Financing Your Business Acquisition with an SBA 7(a) Loan
By Shane Pierson
Financing Your Business Acquisition with an SBA 7(a) Loan
I structure SBA acquisition deals every single day. Not once a month. Not when a referral comes in. Every day, I am sitting across from someone who wants to buy a business, and my job is to figure out if the deal works, how to structure it, and how to get it across the finish line without it falling apart somewhere between the handshake and the closing table.
So let me be really direct with you — if you're looking to buy a business in the United States, the SBA (Small Business Administration — the federal agency that guarantees small business loans) 7(a) loan is the single most powerful financing tool available to you. There is nothing else like it. Conventional banks won't touch most acquisition deals. Private equity wants control. Seller financing alone rarely covers the full purchase price. The SBA 7(a) program was literally designed for this — to help qualified buyers acquire existing businesses with reasonable terms, manageable down payments, and competitive rates.
The reality is, I've been doing this long enough to know what works and what doesn't. I've funded hundreds of millions in SBA loans, and every deal teaches me something.
What I'm about to walk you through is not the textbook version. It's the version that matters when you're actually trying to buy a business and you need to know how the financing works, what the lender is really looking at, and where deals blow up so you can avoid being the person whose deal blows up.

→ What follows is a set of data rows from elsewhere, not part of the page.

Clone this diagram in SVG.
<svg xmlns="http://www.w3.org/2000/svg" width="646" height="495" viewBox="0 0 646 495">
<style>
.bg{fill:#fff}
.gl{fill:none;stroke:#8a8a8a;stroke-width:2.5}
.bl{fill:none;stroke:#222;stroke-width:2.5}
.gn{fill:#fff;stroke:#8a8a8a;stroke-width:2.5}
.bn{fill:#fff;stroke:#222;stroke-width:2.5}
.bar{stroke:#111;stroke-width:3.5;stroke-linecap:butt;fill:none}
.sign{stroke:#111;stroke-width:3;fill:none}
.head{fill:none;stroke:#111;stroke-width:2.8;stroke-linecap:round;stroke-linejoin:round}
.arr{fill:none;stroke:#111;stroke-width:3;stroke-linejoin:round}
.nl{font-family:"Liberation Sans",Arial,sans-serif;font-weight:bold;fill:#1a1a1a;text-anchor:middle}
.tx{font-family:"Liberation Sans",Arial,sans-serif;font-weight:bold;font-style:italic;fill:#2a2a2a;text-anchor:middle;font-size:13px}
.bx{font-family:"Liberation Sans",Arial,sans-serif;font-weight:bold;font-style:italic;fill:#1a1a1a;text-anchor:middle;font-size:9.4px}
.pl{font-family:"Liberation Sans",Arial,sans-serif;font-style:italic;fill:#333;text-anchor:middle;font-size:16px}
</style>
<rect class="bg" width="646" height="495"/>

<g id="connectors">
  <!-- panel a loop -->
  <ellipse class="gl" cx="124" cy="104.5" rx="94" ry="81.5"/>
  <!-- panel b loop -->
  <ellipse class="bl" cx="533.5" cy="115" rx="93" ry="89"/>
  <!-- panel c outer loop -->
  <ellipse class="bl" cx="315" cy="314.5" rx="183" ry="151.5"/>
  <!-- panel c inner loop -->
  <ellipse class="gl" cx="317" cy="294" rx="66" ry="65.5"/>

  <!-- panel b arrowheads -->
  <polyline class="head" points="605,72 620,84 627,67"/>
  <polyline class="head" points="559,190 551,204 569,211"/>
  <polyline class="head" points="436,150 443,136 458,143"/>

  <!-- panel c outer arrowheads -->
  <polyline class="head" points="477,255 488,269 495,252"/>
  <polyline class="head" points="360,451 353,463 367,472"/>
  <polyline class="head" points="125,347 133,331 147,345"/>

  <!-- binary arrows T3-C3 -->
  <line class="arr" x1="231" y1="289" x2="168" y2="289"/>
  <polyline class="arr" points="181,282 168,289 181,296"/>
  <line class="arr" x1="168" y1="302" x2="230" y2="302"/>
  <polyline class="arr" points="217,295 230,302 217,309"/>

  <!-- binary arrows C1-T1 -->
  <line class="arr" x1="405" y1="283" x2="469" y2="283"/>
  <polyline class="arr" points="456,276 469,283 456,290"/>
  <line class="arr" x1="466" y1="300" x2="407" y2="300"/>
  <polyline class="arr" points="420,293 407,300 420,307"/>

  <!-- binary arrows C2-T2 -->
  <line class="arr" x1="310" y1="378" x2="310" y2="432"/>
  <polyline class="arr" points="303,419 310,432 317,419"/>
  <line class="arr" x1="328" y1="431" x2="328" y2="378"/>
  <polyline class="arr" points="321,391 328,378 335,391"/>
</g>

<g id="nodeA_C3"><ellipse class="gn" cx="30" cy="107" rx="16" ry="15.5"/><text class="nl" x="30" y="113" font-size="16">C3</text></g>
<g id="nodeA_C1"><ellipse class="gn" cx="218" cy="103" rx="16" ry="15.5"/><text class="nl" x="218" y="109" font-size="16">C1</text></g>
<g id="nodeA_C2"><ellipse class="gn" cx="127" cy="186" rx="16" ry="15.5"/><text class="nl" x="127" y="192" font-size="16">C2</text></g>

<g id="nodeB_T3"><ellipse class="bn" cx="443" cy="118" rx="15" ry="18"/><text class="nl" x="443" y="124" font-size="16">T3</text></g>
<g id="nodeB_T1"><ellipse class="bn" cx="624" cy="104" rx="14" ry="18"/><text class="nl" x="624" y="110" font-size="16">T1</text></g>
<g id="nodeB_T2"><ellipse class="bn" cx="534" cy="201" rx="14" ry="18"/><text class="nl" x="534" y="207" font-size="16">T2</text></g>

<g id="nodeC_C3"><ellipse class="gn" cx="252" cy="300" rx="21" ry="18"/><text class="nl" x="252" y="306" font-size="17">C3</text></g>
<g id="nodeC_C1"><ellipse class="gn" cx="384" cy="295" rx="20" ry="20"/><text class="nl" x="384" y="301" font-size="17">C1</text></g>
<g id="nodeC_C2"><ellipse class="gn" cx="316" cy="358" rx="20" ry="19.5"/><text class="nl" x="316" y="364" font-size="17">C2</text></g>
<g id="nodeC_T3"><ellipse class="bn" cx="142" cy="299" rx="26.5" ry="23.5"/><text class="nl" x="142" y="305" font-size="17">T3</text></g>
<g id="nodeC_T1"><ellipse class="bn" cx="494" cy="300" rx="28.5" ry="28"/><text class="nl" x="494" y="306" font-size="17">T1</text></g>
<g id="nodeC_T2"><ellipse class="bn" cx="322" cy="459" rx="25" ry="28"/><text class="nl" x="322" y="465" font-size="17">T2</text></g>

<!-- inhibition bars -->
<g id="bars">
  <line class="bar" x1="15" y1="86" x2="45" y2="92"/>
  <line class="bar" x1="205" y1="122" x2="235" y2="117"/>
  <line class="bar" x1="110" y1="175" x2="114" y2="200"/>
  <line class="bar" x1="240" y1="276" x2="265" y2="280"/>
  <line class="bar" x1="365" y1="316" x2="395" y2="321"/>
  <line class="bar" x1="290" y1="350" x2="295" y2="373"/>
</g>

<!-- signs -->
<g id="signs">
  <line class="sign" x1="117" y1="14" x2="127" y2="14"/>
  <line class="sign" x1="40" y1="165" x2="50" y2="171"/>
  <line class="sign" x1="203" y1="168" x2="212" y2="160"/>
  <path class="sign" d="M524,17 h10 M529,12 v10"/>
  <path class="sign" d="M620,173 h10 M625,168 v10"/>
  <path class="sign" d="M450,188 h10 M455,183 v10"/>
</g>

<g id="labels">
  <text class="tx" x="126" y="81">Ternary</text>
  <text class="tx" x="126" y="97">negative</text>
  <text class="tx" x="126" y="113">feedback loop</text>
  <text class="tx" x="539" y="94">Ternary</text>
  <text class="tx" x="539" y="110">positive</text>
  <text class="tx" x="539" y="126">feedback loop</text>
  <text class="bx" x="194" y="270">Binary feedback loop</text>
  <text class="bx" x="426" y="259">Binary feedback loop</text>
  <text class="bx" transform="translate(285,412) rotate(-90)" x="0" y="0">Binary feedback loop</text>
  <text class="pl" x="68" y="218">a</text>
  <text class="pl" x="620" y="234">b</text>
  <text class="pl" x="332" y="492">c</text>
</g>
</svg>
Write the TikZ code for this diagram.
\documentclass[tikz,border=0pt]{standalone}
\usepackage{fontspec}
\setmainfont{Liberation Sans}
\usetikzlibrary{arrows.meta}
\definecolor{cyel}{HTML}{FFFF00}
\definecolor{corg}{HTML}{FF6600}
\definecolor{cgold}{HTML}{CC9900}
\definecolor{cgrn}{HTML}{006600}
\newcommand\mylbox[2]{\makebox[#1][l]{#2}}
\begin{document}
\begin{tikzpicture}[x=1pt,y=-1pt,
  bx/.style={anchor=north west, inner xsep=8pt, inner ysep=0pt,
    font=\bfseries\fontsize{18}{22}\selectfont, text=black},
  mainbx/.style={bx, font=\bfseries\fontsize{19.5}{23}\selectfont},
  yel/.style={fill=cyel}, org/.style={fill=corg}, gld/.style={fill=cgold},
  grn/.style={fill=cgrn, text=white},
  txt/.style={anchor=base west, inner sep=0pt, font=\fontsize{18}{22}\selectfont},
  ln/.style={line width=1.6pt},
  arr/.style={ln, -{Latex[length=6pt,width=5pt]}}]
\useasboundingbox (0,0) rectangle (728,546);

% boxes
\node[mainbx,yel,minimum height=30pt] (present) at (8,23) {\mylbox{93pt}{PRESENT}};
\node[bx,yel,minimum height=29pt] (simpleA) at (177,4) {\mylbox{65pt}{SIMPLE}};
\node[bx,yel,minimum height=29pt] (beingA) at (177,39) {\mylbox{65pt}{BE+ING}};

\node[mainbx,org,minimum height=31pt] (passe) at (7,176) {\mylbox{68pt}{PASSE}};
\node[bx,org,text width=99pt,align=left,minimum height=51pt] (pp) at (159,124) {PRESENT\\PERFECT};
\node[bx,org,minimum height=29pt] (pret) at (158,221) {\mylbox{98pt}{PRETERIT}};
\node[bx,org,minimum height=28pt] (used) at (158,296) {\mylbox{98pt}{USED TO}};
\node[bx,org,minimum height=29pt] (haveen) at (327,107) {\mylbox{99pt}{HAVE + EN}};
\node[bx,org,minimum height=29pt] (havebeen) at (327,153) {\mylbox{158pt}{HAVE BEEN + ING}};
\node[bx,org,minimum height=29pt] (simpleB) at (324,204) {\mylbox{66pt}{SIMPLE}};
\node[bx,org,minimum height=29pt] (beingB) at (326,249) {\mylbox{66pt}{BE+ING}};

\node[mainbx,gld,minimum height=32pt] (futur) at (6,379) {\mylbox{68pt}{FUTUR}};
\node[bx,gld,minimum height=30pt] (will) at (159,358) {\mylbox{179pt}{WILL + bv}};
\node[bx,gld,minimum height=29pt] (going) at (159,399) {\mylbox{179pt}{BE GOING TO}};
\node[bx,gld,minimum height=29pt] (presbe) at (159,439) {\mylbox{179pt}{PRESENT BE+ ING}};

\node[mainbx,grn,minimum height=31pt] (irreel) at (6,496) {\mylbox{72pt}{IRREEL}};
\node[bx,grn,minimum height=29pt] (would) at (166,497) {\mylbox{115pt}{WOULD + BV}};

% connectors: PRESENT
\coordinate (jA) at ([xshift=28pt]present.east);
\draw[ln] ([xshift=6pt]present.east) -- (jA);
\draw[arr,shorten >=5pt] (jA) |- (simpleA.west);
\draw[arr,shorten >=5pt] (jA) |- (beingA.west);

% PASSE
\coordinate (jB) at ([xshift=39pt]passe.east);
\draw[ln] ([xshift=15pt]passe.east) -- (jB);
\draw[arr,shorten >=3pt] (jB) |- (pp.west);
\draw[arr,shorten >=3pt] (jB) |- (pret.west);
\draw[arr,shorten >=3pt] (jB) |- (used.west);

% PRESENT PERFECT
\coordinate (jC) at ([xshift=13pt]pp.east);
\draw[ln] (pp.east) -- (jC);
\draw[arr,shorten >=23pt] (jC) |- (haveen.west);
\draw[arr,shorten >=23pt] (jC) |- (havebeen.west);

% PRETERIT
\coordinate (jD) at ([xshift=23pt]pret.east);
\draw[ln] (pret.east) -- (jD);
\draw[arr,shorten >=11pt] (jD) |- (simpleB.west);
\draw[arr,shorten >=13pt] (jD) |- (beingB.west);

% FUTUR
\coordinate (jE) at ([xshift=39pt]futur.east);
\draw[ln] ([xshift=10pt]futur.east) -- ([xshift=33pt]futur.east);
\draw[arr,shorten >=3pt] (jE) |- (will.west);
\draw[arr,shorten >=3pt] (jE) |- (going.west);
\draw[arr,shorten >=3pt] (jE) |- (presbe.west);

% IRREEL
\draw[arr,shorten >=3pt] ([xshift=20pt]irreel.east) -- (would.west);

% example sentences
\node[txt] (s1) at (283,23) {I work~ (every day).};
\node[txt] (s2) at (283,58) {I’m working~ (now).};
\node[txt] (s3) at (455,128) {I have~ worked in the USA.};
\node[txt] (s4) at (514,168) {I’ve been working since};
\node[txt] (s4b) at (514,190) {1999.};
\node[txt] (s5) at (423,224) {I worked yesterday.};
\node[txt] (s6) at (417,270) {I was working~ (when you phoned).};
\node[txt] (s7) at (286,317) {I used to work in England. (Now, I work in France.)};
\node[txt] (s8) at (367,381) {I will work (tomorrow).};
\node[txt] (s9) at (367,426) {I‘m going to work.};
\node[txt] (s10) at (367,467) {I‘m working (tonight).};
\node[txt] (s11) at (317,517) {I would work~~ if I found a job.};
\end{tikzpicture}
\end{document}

If you're already exploring acquisition financing, talk to our team — we can tell you in one conversation whether your deal is fundable.
Why SBA 7(a) Is the Go-To Acquisition Tool
Here's why SBA 7(a) dominates the business acquisition market, and it's not complicated:
Up to 90% financing. You can buy a business with as little as 10% down — though most lenders require 15% or more depending on the deal. Try getting that kind of leverage on a conventional business acquisition loan. Banks want 20% to 30% on conventional deals, if they'll even do them. The SBA guarantee changes the math for the lender and makes the deal possible for you.
Long repayment terms. Ten years for a standard business acquisition. Up to 25 years if commercial real estate is included. Longer terms mean lower monthly payments, which means better cash flow for the business post-acquisition. And better cash flow means the deal is more likely to succeed — which is the whole point.
Competitive interest rates. SBA 7(a) rates are capped by the SBA — generally tied to the Wall Street Journal Prime Rate plus a spread that varies by loan size and term. You're not paying hard money rates or private equity returns. You're paying a rate that gives the business breathing room to perform.
No balloon payments. The loan is fully amortized — paid off in regular installments over its full term, so there's no surprise lump sum at the end. No refinancing risk in the middle of growing the business. The payment is the payment for the life of the loan.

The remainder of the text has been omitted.